*THE EXERCISE*: Leave out every picture. Copy exactly the lines from the one holding "Convert this chart to Apache ECharts code." through the one holding "const yTicks = [20, 40, 60, 80, 100, 120, 140];".

*RECORD EXTRACTS*:
--*--
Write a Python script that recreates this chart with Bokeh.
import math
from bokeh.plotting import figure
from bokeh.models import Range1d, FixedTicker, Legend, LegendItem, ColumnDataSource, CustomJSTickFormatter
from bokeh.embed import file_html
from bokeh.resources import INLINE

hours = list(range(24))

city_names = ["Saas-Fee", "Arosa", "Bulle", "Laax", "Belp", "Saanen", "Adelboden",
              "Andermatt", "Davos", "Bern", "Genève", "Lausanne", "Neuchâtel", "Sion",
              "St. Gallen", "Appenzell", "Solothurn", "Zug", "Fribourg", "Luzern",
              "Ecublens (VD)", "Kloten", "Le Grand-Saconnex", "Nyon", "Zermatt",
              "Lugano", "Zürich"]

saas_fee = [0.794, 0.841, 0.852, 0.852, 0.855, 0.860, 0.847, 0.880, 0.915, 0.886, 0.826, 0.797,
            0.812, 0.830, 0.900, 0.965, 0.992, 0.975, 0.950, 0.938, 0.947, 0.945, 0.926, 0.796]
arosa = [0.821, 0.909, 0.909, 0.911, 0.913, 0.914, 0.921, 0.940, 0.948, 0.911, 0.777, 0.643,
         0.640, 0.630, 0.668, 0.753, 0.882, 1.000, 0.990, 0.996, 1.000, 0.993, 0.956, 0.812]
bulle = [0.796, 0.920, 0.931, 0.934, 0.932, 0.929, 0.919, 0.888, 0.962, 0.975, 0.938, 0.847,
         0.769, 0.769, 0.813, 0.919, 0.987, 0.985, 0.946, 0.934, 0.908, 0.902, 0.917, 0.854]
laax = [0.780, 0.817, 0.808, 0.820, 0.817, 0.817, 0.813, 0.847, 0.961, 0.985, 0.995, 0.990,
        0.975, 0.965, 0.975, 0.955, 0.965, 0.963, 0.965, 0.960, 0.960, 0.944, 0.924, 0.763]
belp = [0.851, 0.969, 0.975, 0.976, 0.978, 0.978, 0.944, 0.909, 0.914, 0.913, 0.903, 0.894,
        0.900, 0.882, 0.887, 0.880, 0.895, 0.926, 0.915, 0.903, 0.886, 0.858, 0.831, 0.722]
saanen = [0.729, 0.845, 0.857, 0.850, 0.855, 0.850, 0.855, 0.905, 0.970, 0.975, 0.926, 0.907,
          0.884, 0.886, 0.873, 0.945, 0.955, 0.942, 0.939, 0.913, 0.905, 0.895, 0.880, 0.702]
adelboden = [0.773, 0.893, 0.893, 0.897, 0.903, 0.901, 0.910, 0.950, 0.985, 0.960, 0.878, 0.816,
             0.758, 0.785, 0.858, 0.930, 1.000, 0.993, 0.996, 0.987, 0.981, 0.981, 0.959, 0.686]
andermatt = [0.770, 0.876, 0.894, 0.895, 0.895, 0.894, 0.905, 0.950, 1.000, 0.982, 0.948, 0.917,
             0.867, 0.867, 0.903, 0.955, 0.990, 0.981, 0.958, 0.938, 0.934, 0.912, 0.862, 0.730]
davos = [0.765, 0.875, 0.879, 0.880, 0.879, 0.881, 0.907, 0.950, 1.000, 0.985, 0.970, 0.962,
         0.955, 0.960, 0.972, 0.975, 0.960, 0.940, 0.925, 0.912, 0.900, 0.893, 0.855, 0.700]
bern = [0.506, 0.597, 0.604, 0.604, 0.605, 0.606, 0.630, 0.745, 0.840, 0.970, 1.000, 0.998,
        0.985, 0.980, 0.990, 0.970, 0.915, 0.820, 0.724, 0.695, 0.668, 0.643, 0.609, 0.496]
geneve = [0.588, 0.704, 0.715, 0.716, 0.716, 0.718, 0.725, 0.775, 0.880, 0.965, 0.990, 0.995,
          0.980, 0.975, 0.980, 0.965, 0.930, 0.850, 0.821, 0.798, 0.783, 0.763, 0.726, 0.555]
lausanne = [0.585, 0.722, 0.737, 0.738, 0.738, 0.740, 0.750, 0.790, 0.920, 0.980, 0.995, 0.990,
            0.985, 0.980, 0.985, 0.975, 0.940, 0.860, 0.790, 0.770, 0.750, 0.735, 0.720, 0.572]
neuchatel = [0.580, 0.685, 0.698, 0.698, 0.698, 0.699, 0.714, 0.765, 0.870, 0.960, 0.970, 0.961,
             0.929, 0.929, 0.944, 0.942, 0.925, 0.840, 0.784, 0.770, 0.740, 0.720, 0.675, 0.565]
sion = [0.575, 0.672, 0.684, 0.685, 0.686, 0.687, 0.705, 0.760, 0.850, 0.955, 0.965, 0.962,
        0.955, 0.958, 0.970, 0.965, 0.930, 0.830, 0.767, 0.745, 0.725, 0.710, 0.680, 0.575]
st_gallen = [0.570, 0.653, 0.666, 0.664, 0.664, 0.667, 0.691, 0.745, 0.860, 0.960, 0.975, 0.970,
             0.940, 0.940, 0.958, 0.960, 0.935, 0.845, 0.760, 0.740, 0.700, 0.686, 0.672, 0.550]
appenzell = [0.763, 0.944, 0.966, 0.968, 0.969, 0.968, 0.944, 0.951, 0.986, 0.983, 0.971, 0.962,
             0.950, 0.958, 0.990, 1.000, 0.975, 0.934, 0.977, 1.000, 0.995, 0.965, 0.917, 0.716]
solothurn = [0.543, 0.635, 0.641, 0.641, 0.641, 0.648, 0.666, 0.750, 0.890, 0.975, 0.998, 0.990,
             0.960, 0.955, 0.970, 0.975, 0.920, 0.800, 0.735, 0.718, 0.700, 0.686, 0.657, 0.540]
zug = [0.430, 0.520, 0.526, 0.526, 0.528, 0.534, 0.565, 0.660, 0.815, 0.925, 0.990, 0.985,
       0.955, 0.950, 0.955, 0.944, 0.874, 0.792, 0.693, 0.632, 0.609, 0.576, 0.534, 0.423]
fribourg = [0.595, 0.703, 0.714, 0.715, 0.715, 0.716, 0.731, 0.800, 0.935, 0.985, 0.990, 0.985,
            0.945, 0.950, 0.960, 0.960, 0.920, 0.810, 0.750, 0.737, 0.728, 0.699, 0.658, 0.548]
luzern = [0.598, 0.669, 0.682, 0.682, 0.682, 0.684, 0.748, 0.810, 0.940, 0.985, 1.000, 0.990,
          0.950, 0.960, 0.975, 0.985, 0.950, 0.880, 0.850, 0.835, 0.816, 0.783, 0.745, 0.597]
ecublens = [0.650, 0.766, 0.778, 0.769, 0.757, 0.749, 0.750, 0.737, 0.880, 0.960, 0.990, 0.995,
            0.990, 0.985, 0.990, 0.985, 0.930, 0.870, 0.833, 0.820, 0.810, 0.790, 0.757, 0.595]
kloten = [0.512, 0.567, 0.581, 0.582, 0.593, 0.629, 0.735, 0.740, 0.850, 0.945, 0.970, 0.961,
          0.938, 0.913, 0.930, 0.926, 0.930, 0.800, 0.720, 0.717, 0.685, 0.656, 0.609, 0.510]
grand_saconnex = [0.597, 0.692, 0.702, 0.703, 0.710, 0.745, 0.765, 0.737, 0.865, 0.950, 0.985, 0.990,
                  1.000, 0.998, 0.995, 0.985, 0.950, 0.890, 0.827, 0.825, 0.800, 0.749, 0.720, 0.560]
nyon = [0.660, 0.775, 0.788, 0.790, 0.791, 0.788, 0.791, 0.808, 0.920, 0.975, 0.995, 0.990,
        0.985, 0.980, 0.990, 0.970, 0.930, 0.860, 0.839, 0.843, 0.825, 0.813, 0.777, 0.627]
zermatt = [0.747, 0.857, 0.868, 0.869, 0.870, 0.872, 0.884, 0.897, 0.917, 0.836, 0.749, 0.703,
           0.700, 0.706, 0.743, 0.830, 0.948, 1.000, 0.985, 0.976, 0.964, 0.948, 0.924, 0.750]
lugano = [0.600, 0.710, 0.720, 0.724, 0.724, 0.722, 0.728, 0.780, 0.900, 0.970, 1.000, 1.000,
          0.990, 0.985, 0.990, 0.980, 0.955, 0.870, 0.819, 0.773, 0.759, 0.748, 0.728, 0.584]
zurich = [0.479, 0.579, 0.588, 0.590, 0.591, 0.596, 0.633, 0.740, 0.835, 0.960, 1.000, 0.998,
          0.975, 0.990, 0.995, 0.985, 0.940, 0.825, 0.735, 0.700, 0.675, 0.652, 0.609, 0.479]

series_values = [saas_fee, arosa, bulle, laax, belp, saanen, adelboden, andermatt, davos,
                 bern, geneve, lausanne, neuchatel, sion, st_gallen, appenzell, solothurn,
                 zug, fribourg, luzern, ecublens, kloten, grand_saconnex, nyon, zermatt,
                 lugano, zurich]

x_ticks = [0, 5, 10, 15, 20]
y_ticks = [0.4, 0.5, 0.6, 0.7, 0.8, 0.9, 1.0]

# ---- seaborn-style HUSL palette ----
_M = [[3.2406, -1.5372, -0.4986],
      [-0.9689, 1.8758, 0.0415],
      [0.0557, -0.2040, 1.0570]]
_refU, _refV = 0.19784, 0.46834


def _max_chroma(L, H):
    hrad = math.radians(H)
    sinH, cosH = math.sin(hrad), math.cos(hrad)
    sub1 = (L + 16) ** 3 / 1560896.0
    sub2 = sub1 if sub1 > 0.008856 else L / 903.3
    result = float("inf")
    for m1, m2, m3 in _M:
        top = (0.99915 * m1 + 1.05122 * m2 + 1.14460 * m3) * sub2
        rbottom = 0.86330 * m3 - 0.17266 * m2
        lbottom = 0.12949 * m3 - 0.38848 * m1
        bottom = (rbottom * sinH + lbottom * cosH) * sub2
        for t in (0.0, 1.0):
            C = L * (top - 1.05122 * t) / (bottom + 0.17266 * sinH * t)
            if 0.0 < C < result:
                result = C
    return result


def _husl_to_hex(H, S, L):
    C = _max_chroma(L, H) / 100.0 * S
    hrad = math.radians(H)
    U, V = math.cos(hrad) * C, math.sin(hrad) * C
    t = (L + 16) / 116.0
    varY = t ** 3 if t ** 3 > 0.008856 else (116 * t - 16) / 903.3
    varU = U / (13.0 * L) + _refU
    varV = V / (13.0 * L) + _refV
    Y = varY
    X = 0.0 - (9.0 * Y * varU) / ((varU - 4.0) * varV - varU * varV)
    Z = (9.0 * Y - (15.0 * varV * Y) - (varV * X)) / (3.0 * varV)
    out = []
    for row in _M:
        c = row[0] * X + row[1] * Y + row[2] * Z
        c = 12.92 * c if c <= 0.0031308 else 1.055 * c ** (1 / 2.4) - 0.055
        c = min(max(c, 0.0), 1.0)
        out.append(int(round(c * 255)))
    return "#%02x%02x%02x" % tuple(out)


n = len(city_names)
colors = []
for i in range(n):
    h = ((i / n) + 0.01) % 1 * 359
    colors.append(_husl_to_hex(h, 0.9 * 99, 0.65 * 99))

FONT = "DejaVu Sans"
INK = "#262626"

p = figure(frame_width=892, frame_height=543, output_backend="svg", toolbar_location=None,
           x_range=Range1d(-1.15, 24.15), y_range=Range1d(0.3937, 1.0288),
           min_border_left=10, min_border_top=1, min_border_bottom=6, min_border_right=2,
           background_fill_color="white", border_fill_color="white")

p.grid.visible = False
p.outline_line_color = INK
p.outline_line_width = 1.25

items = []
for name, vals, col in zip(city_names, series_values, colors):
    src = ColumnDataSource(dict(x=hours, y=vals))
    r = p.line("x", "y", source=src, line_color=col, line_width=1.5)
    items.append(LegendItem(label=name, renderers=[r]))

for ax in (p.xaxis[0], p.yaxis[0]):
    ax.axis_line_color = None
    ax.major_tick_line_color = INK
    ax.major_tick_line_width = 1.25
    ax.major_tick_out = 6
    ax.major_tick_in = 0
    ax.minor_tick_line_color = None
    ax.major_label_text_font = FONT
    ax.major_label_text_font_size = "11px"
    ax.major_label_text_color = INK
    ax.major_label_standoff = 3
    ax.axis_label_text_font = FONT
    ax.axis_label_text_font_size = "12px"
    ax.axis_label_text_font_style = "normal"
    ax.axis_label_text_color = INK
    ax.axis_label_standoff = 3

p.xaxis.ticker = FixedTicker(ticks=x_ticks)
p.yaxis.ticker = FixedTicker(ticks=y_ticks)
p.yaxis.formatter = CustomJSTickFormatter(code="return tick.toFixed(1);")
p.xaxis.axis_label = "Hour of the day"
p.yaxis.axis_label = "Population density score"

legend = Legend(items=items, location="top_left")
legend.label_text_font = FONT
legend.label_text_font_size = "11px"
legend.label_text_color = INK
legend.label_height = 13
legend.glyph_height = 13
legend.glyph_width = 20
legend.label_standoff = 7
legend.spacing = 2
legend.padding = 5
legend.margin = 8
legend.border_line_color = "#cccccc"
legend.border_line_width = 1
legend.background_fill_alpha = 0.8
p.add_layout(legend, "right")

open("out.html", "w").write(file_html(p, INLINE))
--*--
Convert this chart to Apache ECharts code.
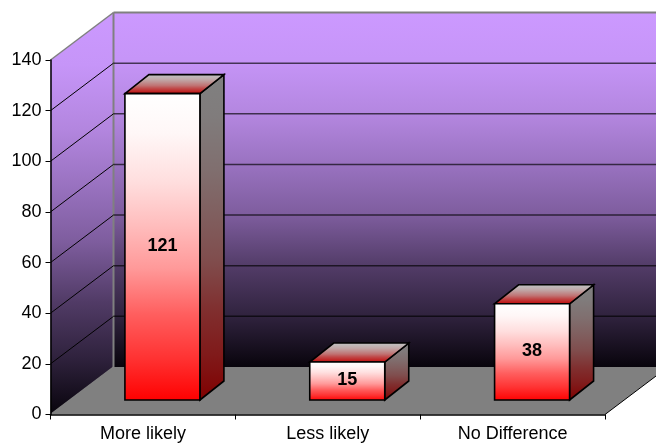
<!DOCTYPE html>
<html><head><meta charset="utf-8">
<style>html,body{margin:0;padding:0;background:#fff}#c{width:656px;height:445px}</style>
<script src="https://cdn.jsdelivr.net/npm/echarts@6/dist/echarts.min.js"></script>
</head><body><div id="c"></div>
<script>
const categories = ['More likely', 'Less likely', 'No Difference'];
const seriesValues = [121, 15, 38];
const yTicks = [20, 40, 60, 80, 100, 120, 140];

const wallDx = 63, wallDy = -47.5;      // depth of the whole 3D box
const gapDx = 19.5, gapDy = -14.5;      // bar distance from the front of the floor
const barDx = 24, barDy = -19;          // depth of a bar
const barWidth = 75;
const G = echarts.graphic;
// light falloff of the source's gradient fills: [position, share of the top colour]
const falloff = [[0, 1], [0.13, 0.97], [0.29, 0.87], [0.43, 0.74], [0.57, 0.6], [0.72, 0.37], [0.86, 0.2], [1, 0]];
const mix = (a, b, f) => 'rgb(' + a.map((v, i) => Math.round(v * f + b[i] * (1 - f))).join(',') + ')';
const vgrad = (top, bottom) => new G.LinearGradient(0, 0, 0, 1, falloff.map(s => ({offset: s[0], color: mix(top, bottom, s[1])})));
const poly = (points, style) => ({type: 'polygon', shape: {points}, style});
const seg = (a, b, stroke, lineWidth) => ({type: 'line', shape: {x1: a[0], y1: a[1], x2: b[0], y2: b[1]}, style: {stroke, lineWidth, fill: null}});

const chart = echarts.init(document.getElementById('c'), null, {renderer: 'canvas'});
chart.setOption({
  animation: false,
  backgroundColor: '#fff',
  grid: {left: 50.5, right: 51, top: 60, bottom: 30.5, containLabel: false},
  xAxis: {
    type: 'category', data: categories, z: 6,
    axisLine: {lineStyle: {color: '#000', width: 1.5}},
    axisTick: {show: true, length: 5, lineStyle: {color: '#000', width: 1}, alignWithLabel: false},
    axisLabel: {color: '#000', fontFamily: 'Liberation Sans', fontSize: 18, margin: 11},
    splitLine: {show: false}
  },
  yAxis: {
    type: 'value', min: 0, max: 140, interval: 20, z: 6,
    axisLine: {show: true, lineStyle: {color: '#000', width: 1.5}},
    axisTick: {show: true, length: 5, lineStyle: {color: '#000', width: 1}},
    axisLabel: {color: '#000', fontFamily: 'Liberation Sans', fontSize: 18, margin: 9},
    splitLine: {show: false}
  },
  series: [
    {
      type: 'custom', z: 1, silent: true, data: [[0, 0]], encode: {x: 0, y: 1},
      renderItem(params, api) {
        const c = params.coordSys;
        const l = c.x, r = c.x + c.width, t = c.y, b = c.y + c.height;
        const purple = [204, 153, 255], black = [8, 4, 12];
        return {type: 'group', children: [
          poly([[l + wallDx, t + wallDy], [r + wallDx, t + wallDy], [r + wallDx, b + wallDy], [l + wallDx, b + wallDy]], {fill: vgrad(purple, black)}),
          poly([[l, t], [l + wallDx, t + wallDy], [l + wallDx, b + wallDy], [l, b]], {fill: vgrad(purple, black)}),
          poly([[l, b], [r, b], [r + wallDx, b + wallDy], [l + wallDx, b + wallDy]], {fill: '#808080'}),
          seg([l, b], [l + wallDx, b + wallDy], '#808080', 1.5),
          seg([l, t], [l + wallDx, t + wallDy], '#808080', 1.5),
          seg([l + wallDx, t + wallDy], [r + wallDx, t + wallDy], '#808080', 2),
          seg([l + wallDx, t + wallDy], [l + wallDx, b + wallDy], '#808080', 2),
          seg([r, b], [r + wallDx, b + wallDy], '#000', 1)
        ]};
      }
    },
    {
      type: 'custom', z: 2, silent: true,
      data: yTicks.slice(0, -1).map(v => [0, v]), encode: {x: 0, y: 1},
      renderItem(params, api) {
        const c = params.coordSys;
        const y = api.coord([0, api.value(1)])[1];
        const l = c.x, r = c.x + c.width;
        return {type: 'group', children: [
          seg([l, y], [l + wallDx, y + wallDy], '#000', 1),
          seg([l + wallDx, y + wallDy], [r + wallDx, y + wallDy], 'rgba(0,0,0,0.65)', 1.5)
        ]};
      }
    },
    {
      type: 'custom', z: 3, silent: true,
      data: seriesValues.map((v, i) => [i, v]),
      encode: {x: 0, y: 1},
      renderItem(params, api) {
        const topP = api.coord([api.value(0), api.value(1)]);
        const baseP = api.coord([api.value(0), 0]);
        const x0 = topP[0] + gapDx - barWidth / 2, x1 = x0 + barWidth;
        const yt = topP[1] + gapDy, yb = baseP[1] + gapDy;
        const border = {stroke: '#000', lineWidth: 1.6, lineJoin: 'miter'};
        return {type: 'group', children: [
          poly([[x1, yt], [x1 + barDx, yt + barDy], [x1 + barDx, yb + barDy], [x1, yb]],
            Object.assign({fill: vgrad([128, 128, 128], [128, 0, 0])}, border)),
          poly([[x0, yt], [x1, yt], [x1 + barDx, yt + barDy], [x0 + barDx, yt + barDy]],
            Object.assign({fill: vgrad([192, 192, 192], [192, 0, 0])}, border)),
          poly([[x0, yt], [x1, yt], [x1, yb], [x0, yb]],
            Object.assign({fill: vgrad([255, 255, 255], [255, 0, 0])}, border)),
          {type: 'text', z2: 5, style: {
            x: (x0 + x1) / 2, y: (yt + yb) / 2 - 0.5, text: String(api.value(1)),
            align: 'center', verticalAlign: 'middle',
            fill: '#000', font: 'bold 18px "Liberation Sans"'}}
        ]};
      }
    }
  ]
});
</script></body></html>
--*--
*SOLUTION FOR THIS PROBLEM*:
Convert this chart to Apache ECharts code.
<!DOCTYPE html>
<html><head><meta charset="utf-8">
<style>html,body{margin:0;padding:0;background:#fff}#c{width:656px;height:445px}</style>
<script src="https://cdn.jsdelivr.net/npm/echarts@6/dist/echarts.min.js"></script>
</head><body><div id="c"></div>
<script>
const categories = ['More likely', 'Less likely', 'No Difference'];
const seriesValues = [121, 15, 38];
const yTicks = [20, 40, 60, 80, 100, 120, 140];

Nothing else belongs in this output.